Want to get paid to do whatever you want?

Finding meaning and purpose in what we do is a universal human need. And it's something we should also look for in the work we do. Or do you just want money?

The way we work today is different than the way our grandparents worked. It’s faster, we’re on a never-ending quest for new data, and it’s hard to find time to get some perspective. At the same time, society is not always accommodating to us having challenging or meaningful work — be it due to the system we’re in or because people don’t believe there’s a need for better work.

Working at home is amazing. I‌ start when I want to. I‌ don’t have to squash into a bus or metro or get stuck in traffic. I drink as many cups of coffee (as long as it’s before 1 pm). I‌ can spend the whole day with my dog wrapped around my ankles. I‌ meet friends to practise speaking French.
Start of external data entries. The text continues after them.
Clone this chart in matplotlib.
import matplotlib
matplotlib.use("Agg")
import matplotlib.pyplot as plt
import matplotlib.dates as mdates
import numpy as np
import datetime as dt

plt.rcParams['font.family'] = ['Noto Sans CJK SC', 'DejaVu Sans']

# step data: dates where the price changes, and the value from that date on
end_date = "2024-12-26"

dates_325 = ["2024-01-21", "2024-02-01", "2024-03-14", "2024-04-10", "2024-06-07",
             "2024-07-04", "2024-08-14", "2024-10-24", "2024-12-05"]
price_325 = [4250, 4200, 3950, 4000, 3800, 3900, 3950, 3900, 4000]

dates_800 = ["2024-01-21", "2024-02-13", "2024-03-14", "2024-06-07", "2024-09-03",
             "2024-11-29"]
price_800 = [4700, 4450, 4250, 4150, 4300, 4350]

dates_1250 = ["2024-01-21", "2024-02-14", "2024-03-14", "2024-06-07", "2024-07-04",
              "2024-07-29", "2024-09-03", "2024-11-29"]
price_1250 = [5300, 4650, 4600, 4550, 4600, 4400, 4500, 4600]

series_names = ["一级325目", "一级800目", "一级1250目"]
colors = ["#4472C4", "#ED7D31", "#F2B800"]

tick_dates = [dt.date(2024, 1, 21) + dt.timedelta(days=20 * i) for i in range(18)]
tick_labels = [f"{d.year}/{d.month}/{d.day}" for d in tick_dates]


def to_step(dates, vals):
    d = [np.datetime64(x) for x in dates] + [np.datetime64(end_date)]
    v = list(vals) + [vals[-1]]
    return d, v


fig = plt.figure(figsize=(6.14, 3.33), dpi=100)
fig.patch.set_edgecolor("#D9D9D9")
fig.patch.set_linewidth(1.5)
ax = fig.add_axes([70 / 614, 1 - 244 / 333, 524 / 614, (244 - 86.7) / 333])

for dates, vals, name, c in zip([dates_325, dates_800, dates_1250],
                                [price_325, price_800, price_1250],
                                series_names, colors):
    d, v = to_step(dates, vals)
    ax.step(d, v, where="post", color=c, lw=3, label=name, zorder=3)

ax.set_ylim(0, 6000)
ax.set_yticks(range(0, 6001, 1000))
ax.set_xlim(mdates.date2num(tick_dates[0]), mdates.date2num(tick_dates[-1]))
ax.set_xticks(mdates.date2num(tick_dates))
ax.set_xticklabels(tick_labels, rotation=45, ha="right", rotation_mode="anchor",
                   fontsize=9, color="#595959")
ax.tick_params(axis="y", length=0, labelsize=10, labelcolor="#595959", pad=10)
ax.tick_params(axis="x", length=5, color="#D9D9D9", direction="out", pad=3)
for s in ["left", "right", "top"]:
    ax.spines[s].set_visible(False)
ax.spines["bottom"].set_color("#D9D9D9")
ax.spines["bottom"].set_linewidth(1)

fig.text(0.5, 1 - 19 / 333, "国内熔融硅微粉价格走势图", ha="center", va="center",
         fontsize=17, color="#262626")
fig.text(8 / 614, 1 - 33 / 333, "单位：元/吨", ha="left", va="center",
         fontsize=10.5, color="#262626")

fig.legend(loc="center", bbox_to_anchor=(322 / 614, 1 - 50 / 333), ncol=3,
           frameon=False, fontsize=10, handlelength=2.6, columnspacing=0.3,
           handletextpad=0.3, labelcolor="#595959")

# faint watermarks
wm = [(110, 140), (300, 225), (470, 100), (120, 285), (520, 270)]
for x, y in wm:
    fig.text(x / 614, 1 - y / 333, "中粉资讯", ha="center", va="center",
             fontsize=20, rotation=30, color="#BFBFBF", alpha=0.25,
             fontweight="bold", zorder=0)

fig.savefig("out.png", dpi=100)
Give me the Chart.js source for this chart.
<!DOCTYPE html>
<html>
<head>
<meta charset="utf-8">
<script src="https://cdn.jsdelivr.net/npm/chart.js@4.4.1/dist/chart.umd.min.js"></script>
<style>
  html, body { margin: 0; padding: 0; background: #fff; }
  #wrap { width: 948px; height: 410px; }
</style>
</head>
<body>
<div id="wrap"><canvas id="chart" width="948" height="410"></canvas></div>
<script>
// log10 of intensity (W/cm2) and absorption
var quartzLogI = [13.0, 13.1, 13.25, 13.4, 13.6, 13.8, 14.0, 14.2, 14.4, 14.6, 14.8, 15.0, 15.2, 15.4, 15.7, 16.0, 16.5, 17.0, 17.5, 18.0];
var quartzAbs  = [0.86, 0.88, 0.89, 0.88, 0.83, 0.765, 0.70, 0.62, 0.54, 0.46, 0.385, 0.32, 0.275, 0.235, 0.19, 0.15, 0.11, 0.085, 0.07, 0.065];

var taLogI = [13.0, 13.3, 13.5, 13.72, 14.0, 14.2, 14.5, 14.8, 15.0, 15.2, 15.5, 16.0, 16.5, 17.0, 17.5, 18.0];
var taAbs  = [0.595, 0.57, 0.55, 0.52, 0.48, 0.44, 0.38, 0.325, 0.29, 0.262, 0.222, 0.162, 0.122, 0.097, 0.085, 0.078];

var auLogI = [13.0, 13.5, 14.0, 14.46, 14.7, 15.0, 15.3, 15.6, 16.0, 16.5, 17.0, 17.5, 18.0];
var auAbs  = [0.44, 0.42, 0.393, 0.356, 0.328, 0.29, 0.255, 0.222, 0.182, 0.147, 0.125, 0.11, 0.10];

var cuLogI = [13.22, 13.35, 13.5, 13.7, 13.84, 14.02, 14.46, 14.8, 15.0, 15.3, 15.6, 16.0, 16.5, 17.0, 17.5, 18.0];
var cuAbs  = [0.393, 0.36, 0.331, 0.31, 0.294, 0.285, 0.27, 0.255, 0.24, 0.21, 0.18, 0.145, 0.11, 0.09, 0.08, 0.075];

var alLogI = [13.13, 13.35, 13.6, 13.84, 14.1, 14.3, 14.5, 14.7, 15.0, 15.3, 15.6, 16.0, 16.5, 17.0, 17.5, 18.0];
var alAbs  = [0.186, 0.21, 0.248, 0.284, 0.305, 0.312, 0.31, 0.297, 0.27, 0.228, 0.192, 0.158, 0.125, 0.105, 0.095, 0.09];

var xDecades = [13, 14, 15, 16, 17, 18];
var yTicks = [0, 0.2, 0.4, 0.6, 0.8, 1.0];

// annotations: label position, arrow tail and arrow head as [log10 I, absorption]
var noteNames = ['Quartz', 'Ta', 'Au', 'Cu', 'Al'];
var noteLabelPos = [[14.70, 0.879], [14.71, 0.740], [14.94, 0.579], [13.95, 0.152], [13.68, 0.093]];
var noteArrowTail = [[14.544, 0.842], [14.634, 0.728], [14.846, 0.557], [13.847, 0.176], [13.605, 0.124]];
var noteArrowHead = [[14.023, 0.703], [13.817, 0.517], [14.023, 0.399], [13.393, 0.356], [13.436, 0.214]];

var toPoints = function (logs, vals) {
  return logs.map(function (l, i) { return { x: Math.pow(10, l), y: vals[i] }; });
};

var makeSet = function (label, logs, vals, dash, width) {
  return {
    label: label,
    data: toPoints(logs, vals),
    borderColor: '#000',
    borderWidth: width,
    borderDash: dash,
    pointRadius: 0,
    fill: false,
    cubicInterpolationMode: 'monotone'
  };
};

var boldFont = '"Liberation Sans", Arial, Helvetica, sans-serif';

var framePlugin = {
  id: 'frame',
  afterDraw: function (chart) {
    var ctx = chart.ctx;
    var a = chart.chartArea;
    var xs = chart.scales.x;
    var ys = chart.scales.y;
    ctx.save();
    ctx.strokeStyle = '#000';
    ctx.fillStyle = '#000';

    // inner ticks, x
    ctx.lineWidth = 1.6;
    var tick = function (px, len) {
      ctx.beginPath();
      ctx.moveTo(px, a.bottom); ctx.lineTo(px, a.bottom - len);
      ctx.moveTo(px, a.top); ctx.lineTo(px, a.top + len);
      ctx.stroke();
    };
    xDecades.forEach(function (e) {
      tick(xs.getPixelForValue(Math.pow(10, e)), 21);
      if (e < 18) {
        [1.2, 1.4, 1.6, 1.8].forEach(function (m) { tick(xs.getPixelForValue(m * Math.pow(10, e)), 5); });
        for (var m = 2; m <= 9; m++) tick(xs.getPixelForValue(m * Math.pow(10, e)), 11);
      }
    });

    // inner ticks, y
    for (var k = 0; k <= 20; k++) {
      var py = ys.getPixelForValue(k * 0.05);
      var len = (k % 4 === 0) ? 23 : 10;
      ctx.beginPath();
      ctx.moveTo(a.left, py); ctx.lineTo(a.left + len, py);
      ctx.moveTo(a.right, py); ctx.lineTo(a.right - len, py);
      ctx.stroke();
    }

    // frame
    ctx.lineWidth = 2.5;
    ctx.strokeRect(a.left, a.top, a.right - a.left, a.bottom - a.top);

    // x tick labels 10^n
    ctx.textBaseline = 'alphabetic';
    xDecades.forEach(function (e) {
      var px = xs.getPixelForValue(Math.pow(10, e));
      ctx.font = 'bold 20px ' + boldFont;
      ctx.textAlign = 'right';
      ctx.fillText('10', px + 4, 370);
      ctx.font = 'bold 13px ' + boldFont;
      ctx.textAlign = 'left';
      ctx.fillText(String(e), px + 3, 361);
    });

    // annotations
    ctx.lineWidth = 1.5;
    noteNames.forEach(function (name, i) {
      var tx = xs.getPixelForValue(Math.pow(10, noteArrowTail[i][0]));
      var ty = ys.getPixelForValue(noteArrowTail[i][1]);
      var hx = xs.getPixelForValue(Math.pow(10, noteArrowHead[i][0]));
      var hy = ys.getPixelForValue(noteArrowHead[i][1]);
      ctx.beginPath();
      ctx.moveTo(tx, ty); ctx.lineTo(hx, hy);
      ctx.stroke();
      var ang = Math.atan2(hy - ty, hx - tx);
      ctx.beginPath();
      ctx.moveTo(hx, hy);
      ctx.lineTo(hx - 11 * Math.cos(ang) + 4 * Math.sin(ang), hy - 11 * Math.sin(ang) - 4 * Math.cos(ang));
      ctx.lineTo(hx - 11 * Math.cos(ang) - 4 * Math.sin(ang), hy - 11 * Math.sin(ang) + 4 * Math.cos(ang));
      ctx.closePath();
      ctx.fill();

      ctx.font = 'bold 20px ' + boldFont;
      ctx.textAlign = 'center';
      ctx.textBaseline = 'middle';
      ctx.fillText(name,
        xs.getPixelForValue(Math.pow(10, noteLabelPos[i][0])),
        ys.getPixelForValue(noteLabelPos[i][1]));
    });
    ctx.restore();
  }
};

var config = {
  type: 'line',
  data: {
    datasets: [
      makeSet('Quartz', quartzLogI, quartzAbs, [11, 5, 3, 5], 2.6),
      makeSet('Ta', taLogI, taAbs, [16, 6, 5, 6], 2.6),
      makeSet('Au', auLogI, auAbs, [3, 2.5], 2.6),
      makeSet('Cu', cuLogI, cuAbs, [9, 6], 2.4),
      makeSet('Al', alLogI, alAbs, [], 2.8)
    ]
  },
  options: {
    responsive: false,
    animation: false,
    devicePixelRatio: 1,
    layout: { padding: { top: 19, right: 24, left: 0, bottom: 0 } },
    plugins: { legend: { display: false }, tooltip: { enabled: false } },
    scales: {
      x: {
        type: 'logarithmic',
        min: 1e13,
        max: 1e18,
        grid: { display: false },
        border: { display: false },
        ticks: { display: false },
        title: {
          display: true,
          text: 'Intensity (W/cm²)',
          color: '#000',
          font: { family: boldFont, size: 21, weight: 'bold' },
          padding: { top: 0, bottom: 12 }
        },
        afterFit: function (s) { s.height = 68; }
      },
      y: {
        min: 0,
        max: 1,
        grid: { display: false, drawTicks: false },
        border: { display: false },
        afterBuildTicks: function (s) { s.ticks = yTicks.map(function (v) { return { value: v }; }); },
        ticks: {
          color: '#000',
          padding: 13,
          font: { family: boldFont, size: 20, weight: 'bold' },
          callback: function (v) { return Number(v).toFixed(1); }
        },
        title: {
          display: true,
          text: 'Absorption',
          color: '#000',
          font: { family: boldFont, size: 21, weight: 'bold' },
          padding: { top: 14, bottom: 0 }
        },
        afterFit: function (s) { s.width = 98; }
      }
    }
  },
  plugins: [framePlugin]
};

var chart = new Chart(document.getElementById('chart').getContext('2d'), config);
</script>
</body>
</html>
But I can’t spend all my day doing whatever I want. I have to work. And I must motivate myself to do the work as there’s no one to crack the whip.

I have to wear many hats. I’m the person responsible for bringing in work and then doing the work. Then I’m the person responsible for making sure the previous two people (that were me) get paid. And it can be exhausting.

If this sounds awful to you, I have another proposal before you sign up for LinkedIn job alerts.

You could move to Gothenburg in Sweden and actually get paid to do whatever you want.

The city of Gothenburg in Sweden

The Swedish government is offering a contract of 120 years to work at one of their new rail stations, Korsvagen which is currently under construction.

The position offers a starting salary of 21,000 SEK ($2,295 or €2,048) per month, annual paid holiday, and a pension. The salary rises by 3.2% each year.

The successful applicant doesn’t need to have any skills in construction, or have an engineering degree or experience in railway station management. The employee gets paid every year, for as many years as they like or until retirement…

… and they can do whatever they like. If they want to do nothing – that’s ok.

“Whatever the employee chooses to do constitutes as work”, they state in the job description.

The only stipulation is that they clock in and out of work each working day. They don’t even need to stay in the station once they’d clocked in.

Much like the Union Jack flies when the Queen is at Buckingham Palace or Holyrood Palace, special lights will illuminate this person’s presence at work. If the employee wishes to remain in the station, they can choose to be anonymous by hiding in one room or being visible in another room.

Does this seem like a dream or a joke? Well, it isn’t. It’s part of an art project commenting on the way that we’re living in a society where the return on capital is substantially higher than the average increase in wages. Which essentially means that employees are useless.

If you’d liked to apply for this position, you have some time to think about it. The application deadline is December 2025 with a starting date in March 2026. You can learn more about the opportunity and the two artists behind it here – Eternal Employment https://goldinsenneby.com/practice/eternal-employment/.

We might be considered useless by society, but we can make a difference by making sure that we do work that is both meaningful for others and for ourselves.

The idea of meaningful work is a hot topic these days. Let’s face it—many things could or should be deemed to be meaningful. Unfortunately, there’s no official process for considering any job as being so. Which leaves us with 5 million blog posts on the topic, and no simple explanation for guiding us toward our personal definition of meaningful work.

So, how do we define meaningful work? I think it’s work that matters not just to you but for others too. In every project you build for clients, find a way to make a difference in the lives of the people who will use it. If you can’t do this type of work, there’s little reason for taking on that project. Meaningful work for me is the same as what I consider meaningful living – and that is, to live (and work) in a way that reduces suffering in the world.

Doing meaningful work is not just for the select few. It can be, actually, it should be, for everyone. It shouldn’t matter what your job is. We all have meaning inside us that needs to be brought to life through our work. To do meaningful work means to find the intersection of who you are and what your work is going to mean to others.

When you ask someone what they do, how often do they tell you about the meaningful work they do? For some reason, many of us are conditioned to share only the best parts of our job rather than the meaningful impact we’re having on our communities. Even though that seems to be the most obvious thing for many people, I will start asking more people about what is meaningful for them.

We all have the potential to build something with meaning.

So, what is meaningful about the work you do?